Sejatinya, dengan posisi Natuna yang sangat strategis tersebut, maka pembangunan yang dilakukan juga harus luar biasa. Peristiwa nyelonongnya kapal perang China ke perairan Natuna harus menjadi pelajaran bagi Bangsa Indonesia, untuk terus membangun kemakmuran agar diperhitungkan oleh negara lain. Rokhmin bilang, China sebelum tahun 2000 an, belum maju seperti sekarang tidak begitu agresif. Tapi setelah ekonomi dan teknologinya maju, mereka menjadi sangat angresif.
"Saya teringat pak Jusuf Kalla, ketika masih menjadi wakil presien saat menghadiri sidang di PBB mengatakan kalau kepala negara berkembang itu hanya diberikan di negaranya sendiri, media seperti CNN atau New York Time, tidak akan memberitakan.
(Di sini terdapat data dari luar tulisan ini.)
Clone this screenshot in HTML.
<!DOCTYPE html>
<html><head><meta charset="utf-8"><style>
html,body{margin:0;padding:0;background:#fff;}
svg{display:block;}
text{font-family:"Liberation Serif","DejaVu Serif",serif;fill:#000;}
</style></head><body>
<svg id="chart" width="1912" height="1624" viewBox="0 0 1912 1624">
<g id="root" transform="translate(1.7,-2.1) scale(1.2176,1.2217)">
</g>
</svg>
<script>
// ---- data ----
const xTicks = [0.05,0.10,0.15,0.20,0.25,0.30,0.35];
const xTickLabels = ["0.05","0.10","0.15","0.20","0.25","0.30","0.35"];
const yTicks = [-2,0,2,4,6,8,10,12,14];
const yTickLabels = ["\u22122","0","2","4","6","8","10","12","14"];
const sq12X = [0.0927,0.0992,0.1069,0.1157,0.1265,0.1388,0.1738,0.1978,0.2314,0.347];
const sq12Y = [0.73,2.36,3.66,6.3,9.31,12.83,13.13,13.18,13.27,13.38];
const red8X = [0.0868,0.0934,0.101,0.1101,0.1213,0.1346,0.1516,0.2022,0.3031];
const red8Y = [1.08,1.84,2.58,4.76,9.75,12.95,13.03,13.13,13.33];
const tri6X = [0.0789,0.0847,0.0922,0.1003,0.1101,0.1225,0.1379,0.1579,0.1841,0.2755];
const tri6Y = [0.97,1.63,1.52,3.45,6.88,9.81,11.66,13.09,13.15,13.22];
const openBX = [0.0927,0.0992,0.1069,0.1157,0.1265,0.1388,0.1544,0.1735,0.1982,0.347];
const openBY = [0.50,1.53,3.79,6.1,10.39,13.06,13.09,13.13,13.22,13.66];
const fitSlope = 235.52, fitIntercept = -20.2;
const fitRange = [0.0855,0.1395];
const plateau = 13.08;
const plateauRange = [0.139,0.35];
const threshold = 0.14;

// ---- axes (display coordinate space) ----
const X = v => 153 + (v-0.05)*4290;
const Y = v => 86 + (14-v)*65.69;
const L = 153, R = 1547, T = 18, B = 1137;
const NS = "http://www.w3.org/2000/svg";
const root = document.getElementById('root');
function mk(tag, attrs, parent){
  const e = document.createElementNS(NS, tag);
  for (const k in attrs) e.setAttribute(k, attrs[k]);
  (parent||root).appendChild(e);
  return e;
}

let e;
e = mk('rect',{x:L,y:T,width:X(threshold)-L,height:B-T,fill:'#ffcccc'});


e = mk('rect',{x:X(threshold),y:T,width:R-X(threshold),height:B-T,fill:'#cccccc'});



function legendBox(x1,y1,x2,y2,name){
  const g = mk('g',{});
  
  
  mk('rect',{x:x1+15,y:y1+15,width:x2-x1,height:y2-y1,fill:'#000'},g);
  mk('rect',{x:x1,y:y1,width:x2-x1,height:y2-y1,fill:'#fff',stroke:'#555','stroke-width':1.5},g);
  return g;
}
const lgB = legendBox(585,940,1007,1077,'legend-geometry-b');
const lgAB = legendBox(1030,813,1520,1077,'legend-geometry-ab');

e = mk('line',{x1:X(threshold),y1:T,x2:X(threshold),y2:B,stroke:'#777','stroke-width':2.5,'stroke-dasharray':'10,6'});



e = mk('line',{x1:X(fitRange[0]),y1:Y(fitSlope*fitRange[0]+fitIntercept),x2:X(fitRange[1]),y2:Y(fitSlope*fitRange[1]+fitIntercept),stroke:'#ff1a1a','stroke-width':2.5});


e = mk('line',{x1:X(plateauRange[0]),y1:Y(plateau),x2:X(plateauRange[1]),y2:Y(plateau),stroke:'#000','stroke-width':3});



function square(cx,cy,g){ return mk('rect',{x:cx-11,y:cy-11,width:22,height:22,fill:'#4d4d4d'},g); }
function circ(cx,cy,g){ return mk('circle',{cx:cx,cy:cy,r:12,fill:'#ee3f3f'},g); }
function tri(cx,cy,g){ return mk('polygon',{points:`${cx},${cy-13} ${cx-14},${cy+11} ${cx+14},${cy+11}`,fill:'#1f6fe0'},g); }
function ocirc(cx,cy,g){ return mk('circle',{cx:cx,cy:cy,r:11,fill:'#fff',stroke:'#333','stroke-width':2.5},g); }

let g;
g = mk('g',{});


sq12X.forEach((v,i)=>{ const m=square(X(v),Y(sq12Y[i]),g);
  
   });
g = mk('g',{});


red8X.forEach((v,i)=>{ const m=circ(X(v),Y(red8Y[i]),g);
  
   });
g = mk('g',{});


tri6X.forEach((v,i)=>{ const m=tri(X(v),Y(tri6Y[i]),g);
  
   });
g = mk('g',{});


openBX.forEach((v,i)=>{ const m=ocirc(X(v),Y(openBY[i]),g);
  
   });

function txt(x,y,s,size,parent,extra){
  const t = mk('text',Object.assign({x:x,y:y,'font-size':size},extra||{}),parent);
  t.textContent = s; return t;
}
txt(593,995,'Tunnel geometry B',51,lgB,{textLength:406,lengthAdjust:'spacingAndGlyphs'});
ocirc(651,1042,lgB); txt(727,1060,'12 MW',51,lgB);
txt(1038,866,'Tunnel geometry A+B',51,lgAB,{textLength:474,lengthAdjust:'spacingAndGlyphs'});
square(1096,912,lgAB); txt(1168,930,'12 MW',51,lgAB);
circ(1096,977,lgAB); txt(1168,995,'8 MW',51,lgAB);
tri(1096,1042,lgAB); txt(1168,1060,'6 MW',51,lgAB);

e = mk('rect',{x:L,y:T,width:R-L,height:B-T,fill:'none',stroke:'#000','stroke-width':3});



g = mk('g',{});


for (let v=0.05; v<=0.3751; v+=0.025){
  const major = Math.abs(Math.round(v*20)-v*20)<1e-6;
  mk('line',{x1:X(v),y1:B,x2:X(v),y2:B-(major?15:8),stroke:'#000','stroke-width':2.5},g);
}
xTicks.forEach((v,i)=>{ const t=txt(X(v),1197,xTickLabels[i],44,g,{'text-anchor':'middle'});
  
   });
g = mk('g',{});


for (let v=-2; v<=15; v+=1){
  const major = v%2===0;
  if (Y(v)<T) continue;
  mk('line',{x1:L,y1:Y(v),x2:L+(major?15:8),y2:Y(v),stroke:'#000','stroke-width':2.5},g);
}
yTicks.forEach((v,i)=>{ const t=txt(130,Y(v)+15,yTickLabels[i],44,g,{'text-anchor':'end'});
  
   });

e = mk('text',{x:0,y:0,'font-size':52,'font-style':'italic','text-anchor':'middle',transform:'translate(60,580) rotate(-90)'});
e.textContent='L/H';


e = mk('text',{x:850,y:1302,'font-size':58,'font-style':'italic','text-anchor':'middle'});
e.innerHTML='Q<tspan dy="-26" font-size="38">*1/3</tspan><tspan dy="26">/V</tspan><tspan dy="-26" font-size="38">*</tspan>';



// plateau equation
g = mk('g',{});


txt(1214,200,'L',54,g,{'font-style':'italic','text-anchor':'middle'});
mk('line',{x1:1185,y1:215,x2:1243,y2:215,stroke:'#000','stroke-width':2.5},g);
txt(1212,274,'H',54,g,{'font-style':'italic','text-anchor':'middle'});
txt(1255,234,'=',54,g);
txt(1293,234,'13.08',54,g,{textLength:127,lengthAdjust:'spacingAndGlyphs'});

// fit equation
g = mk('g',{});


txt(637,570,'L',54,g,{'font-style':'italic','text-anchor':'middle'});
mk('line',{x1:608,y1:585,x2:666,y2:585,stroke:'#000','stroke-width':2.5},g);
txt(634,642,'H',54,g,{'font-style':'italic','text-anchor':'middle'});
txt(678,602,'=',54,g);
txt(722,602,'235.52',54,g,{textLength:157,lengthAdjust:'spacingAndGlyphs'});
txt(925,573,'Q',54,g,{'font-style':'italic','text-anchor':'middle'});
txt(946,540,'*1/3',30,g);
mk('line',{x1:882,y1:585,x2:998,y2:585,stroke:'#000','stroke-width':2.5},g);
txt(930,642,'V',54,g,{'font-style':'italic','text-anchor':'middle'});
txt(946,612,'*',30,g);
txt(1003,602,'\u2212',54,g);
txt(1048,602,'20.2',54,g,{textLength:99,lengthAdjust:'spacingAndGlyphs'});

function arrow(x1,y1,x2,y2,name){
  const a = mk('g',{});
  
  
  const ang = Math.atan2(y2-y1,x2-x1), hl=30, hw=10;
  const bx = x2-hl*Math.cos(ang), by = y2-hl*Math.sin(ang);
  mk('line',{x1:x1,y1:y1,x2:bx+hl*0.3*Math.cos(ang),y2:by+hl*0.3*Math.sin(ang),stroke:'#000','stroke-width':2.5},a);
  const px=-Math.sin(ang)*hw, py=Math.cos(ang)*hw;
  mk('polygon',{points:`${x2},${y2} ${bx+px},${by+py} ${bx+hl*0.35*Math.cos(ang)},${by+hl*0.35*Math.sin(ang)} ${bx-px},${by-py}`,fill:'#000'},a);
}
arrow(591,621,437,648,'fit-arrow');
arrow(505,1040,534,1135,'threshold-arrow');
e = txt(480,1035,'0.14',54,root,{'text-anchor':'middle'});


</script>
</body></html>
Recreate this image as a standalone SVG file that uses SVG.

Itu yang membuat saya menangis. Artinya, kita harus menjadi negara makmur. Kalau masih seperti sekarang, masih banyak warganya yang miskin [negara berkembang], akan sering dipermainkan, di-bully negara lain," tandas Rokhmin.
Dengan demikian, pembangunan di Natuna harus simultan antara ekonomi maritim dan pertahanan keamanan. Nelayan di Natuna harus memiliki kapal tangkap yang modern, alat tangkap yang canggih, sehingga mendapatkan tangkapan yang banyak. Artinya, kalau produktivitasnya tinggi maka pendapatan yang diperoleh nelayan akan bannyak, dan perlahan tingkat ekonominya meningkat.
"Kalau masih menggunakan kapal dan alat tangkap tradisional, tentu kalah dengan nelayan dari Vietnam atau Korea. Makanya, saya tidak setuju alat tangkap efektif pukat harimau dilarang di seluruh wilayah Indonesia. Tapi boleh dipakai secara terbatas dengan aturan ketat seperti hanya di wilayah tertentu, ada aturan mata pancing, dan lainnya," terang Guru Besar Ekonomi Maritim IPB ini kembali memberikan penjelasan terkait polemik pukat harimau.